Ares bu duruma önlem olarak Alektryon adlı arkadaşını, Afrodit’le gece yatarken kapıda durup güneş görünmeden kendilerine haber vermesi için görevlendirmişti. Ancak günlerden bir gün Alektryon uykuya kapılarak güneşin doğuşunu genç çifte haber vermeyi başaramadı. Güneşin ise doğduğunda ilk gördüğü şey Ares’in kollarında yatan Afrodit oldu. Bu manzaradan iğrenen güneş hemen Ateş Tanrısı’na haber verdi. Haber, Hephaistos’u öyle üzdü ki; o da zaman kaybetmeden bir intikam planı yaptı. Bu plana göre hemen, örümcek ağından bile ince, sağlam olduğu kadar hafif madeni bir file yaparak evinde ki yatağın iki başına ve tavana bu fileyi çaktırmadan taktı. Sonra demirhaneye gidiyormuş gibi yaparak evden yeniden çıktı. Hephaistos’un evden çıktığını gören Ares, ıslık çala çala Afrodit’in evine gitti ve çift hemen soyunarak yatağa girdi. Ancak yatağa girmeleriyle birlikte, filenin içinde sarılı kalmaları bir oldu. İşte o zaman kendilerini bekleyen rezaletin ne olduğunu anlayıverdiler. Ateş Tanrısı birden kapıdan içeri girdi ve korkunç bir sesle bütün tanrıları bu ahlaksızlığı görsünler diye çağırdı. Ares ise vazifesini unutan arkadaşı Alektryon’u horoza çevirir.
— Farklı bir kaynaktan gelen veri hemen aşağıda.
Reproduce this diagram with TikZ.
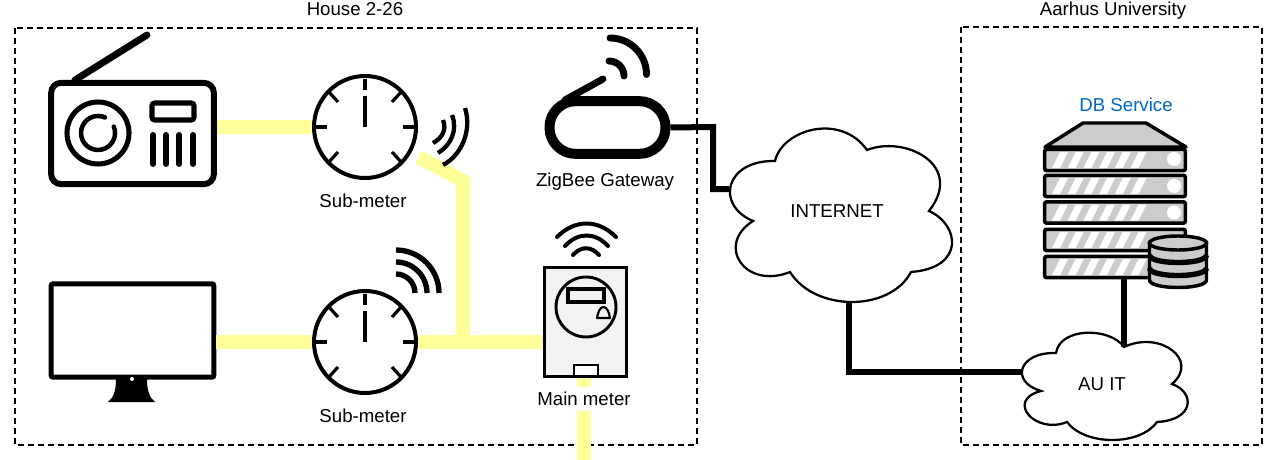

İşte o günden beri horoz dünyanın sonuna kadar insanlara güneşin doğmasını haber vermeye mahkum edilmiştir. Mitolojik öykü bize sabahın gelişini haber verme görevinin horozlara nasıl geçtiğini açıklama ana amacının yanı sıra, kadın erkek ilişkileriyle cinselliğin bu ilişkilerin biçimlenişindeki rolü hakkında bazı fikirler sunar görünmektedir.
Schopenhauer’e göre, “Mutlu evliliklerin pek az olduğunu hepimiz biliriz. Bunun nedenini, evliliğin temel amacının şimdiki kuşağın mutluluğu değil, gelecek kuşağın mutluluğu olmasında aramak gerekir.”